Truth Seeking and Reparations Must Go Hand in Hand
A well-designed reparations programme should help to establish justice precisely because it results in material recognition of what the country owes to those whose fundamental rights have been violated. Reparations must be seen as a major step towards demonstrating that all citizens have the right to live in a country that protects their fundamental human rights and takes steps against any who seek to violate those rights. Reparations are essential for the construction of a social bridge in the war-torn society. The right to them is not dependent on the prior establishment of a Truth Commission, or on the prosecution of perpetrators of violations, but the reparations programme can be much more effective if these measures have already been put in place.
The combination of chronic poverty and social inequality in the country should not be ignored in applying transitional justice mechanisms. The reparations programme should have an impact on and be informed by the social and economic conditions of the victims that it intends to repair. A broader approach to reparations, one that looks at the circumstances that may have made victims vulnerable to violations, would consider the causes of conflict, the social and economic conditions of potential beneficiaries—including communities and groups that might benefit from collective reparations—and how these might overlap with long-neglected health, education, and other development needs.
In Nepal, any future reparations policy will have to consider whether a combination of community and individualized but long-term reparations measures are more appropriate, given the length and severity of violations suffered by Dalit and Janajati victims.

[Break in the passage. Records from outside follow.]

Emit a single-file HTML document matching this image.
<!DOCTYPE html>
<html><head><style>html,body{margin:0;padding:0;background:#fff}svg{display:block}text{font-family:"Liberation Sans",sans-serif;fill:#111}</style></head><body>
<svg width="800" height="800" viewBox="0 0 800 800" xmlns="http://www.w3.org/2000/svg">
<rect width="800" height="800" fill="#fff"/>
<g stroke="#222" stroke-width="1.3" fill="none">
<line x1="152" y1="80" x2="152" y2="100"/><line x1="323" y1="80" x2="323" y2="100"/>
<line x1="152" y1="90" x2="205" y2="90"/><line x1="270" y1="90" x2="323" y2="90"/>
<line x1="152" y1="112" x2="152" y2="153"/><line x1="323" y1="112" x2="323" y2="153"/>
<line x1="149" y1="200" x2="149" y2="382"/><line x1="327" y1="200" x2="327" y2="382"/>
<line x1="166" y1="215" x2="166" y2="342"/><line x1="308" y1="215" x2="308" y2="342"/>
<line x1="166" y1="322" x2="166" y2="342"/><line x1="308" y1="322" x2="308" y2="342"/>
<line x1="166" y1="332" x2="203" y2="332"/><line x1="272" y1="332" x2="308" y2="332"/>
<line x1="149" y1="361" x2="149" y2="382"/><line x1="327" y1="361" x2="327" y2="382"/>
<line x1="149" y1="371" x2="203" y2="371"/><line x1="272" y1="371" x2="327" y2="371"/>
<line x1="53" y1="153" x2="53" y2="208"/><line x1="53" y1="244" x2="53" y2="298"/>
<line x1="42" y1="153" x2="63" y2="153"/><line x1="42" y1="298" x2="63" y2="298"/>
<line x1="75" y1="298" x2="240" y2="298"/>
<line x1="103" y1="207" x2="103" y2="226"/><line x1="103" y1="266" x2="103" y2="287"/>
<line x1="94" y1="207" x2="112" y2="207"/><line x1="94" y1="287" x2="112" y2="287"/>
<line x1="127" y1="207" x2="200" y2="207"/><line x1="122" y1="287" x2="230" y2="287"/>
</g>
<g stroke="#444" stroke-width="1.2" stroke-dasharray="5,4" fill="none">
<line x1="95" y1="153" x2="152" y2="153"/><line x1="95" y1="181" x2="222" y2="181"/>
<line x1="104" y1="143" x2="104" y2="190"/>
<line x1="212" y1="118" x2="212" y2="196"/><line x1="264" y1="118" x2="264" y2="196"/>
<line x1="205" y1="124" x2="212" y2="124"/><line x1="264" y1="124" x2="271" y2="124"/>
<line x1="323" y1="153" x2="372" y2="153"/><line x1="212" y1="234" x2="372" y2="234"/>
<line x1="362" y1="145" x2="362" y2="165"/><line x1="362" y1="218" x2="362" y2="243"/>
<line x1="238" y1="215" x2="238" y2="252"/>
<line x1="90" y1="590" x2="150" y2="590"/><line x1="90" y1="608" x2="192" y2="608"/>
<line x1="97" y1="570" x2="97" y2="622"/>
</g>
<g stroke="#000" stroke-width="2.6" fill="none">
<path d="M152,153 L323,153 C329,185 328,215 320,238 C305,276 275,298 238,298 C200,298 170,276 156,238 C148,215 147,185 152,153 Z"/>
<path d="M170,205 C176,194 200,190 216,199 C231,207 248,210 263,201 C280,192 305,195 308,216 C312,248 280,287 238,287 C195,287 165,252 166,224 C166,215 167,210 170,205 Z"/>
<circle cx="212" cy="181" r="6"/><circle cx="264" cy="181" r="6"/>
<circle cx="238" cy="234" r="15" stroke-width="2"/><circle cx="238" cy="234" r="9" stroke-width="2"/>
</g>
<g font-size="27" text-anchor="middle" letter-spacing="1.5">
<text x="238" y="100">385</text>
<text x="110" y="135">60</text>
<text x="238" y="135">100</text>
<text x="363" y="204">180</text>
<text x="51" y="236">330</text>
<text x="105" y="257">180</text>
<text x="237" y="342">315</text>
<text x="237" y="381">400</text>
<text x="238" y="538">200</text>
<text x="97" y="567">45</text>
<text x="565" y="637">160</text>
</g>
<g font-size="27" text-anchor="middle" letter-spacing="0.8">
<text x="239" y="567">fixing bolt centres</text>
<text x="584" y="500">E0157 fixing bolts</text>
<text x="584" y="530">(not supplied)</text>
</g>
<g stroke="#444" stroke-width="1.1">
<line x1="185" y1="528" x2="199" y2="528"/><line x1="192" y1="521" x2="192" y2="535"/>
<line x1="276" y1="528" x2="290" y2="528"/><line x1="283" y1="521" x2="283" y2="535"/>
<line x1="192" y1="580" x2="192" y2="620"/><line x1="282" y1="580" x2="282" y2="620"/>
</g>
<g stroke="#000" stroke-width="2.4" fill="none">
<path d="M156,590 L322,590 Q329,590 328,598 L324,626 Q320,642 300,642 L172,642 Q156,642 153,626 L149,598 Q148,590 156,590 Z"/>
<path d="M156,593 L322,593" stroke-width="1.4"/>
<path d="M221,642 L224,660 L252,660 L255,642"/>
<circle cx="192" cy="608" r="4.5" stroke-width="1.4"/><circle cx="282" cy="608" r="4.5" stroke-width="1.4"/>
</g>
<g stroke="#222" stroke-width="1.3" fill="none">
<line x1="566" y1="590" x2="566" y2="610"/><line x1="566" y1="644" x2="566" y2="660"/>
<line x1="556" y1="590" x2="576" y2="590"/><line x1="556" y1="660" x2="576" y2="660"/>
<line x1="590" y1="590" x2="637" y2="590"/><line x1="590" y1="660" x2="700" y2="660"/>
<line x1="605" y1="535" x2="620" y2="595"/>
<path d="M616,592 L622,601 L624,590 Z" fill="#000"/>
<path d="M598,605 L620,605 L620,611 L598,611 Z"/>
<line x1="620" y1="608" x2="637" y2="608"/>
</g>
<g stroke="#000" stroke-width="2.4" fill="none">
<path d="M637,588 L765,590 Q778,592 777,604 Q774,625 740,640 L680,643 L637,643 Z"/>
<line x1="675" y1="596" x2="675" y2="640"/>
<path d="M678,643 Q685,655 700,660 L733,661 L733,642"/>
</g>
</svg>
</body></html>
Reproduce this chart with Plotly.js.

This will require the state to identify and register victims according to their economic status, caste, and ethnicity—an approach that was not followed by the IRP. Ending impunity, ensuring accountability, and encouraging legitimacy are essential if we are to achieve a smooth and stable transition from past conflict to sustainable peace. Consensus politics have so far dis-incentivised transitional justice.
Policy circles in Nepal need now to work hard to reform and build the capacity of the country’s justice and security sector institutions in order to facilitate the establishment of transitional justice mechanisms capable of filling the rule of law vacuum so evident in the current state of affairs. The challenge lies in confidence-building exercises where justice, peace and democracy are not seen as conflicting objectives but as mutually reinforcing imperatives.